== Given material ==
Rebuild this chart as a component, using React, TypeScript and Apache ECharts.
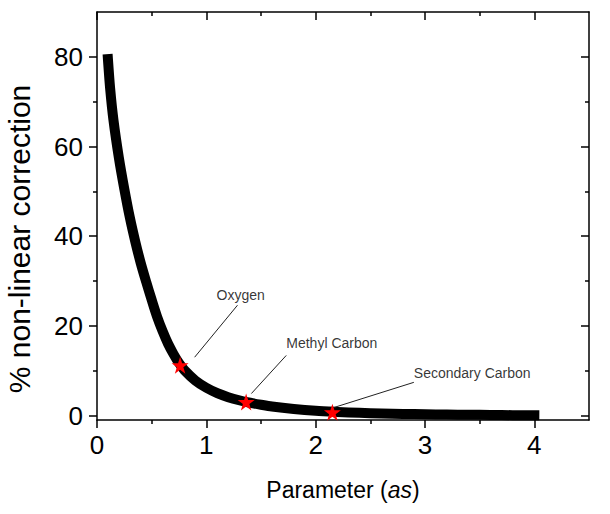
import React, { useEffect, useRef } from "react";
import * as echarts from "echarts";

// Curve values
const curveX = [0.10, 0.12, 0.15, 0.20, 0.25, 0.30, 0.35, 0.40, 0.45, 0.50, 0.55, 0.60, 0.65, 0.70, 0.75, 0.80, 0.90, 1.00, 1.10, 1.20, 1.30, 1.40, 1.50, 1.60, 1.80, 2.00, 2.20, 2.40, 2.60, 2.80, 3.00, 3.20, 3.40, 3.60, 3.80, 4.00];
const curveY = [79.5, 73, 66, 57.5, 50.5, 44.2, 38.8, 34, 29.8, 25.8, 22, 18.8, 16, 13.7, 11.7, 10.1, 7.8, 6.2, 5.0, 4.1, 3.4, 2.85, 2.4, 2.0, 1.45, 1.05, 0.8, 0.6, 0.45, 0.35, 0.28, 0.22, 0.17, 0.12, 0.08, 0.05];

// Highlighted points
const annNames = ["Oxygen", "Methyl Carbon", "Secondary Carbon"];
const starX = [0.76, 1.364, 2.153];
const starY = [11.2, 3.0, 0.74];
const arrowFromX = [0.893, 1.412, 2.169];
const arrowFromY = [13.0, 4.9, 1.8];
const arrowToX = [1.285, 1.731, 2.898];
const arrowToY = [24.6, 13.4, 7.4];
const labelX = [1.093, 1.731, 2.898];
const labelY = [26.8, 16.1, 9.4];

// Axes
const xMin = 0;
const xMax = 4.5;
const yMin = -1;
const yMax = 90;
const xMajorTicks = [0, 1, 2, 3, 4];
const xMinorTicks = [0.5, 1.5, 2.5, 3.5];
const yMajorTicks = [0, 20, 40, 60, 80];
const yMinorTicks = [10, 30, 50, 70];

const xTitle = "Parameter ({i|as})";
const yTitle = "% non-linear correction";

const FONT = "'Liberation Sans', Arial, Helvetica, sans-serif";
const AXIS_COLOR = "#000";

export default function App() {
  const ref = useRef<HTMLDivElement>(null);

  useEffect(() => {
    if (!ref.current) return;
    const chart = echarts.init(ref.current, null, { renderer: "svg" });

    const makeX = (position: string, ticks: number[], len: number, inside: boolean, showLine: boolean, labels: boolean, extra: any = {}) => ({
      type: "value",
      position,
      min: xMin,
      max: xMax,
      splitLine: { show: false },
      axisLine: { show: showLine, onZero: false, lineStyle: { color: AXIS_COLOR, width: 1.5 } },
      axisTick: { show: true, customValues: ticks, length: len, inside, lineStyle: { color: AXIS_COLOR, width: 1.5 } },
      axisLabel: labels
        ? { show: true, customValues: ticks, margin: 12, fontSize: 26, color: "#000", fontFamily: FONT }
        : { show: false },
      ...extra,
    });

    const makeY = (position: string, ticks: number[], len: number, inside: boolean, showLine: boolean, labels: boolean) => ({
      type: "value",
      position,
      min: yMin,
      max: yMax,
      splitLine: { show: false },
      axisLine: { show: showLine, onZero: false, lineStyle: { color: AXIS_COLOR, width: 1.5 } },
      axisTick: { show: true, customValues: ticks, length: len, inside, lineStyle: { color: AXIS_COLOR, width: 1.5 } },
      axisLabel: labels
        ? { show: true, customValues: ticks, margin: 14, fontSize: 26, color: "#000", fontFamily: FONT }
        : { show: false },
    });

    const curveData = curveX.map((x, i) => [x, curveY[i]]);
    const starData = starX.map((x, i) => [x, starY[i]]);
    const labelData = labelX.map((x, i) => ({ value: [x, labelY[i]], name: annNames[i] }));
    const arrowData = arrowFromX.map((x, i) => [
      { coord: [x, arrowFromY[i]] },
      { coord: [arrowToX[i], arrowToY[i]] },
    ]);

    chart.setOption({
      animation: false,
      grid: { left: 97, right: 21, top: 12, bottom: 94, containLabel: false, outerBoundsMode: "none" },
      xAxis: [
        makeX("bottom", xMajorTicks, 8, false, true, true, {
          name: xTitle,
          nameLocation: "middle",
          nameGap: 58,
          nameTextStyle: {
            fontSize: 23,
            color: "#000",
            fontFamily: FONT,
            rich: { i: { fontSize: 23, fontStyle: "italic", color: "#000", fontFamily: FONT } },
          },
        }),
        makeX("bottom", xMinorTicks, 4, false, false, false),
        makeX("top", xMajorTicks, 8, true, true, false),
        makeX("top", xMinorTicks, 4, true, false, false),
      ],
      yAxis: [
        makeY("left", yMajorTicks, 8, false, true, true),
        makeY("left", yMinorTicks, 4, false, false, false),
        makeY("right", yMajorTicks, 8, true, true, false),
        makeY("right", yMinorTicks, 4, true, false, false),
      ],
      graphic: [
        {
          type: "text",
          x: 19,
          y: 239,
          rotation: Math.PI / 2,
          style: {
            text: yTitle,
            fontSize: 30,
            fontFamily: FONT,
            fill: "#000",
            textAlign: "center",
            textVerticalAlign: "middle",
          },
        },
      ],
      series: [
        {
          type: "line",
          xAxisIndex: 0,
          yAxisIndex: 0,
          data: curveData,
          showSymbol: false,
          symbol: "none",
          smooth: 0.3,
          lineStyle: { color: "#000", width: 10, cap: "square", join: "round" },
          silent: true,
          z: 2,
        },
        {
          type: "scatter",
          xAxisIndex: 0,
          yAxisIndex: 0,
          data: starData,
          symbol: "path://M50,0L61.2,34.5L97.6,34.5L68.2,55.9L79.4,90.5L50,69.1L20.6,90.5L31.8,55.9L2.4,34.5L38.8,34.5Z",
          symbolSize: 17,
          itemStyle: { color: "#ff0000", opacity: 1 },
          silent: true,
          z: 5,
          markLine: {
            silent: true,
            symbol: ["none", "arrow"],
            symbolSize: [0, 7],
            label: { show: false },
            lineStyle: { color: "#222", width: 1, type: "solid" },
            data: arrowData,
          },
        },
        {
          type: "scatter",
          xAxisIndex: 0,
          yAxisIndex: 0,
          data: labelData,
          symbolSize: 0,
          silent: true,
          label: {
            show: true,
            position: "right",
            distance: 0,
            formatter: (p: any) => p.name,
            fontSize: 14,
            fontFamily: FONT,
            color: "#000",
          },
          z: 6,
        },
      ],
    });

    return () => chart.dispose();
  }, []);

  return (
    <div
      ref={ref}
      style={{ position: "fixed", left: 0, top: 0, width: 610, height: 514, background: "#fff" }}
    />
  );
}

== Exercise ==
From the first line of the material down to the line containing "import * as", inclusive, return each line exactly, skipping any picture.

== Answer to the problem ==
Rebuild this chart as a component, using React, TypeScript and Apache ECharts.
import React, { useEffect, useRef } from "react";
import * as echarts from "echarts";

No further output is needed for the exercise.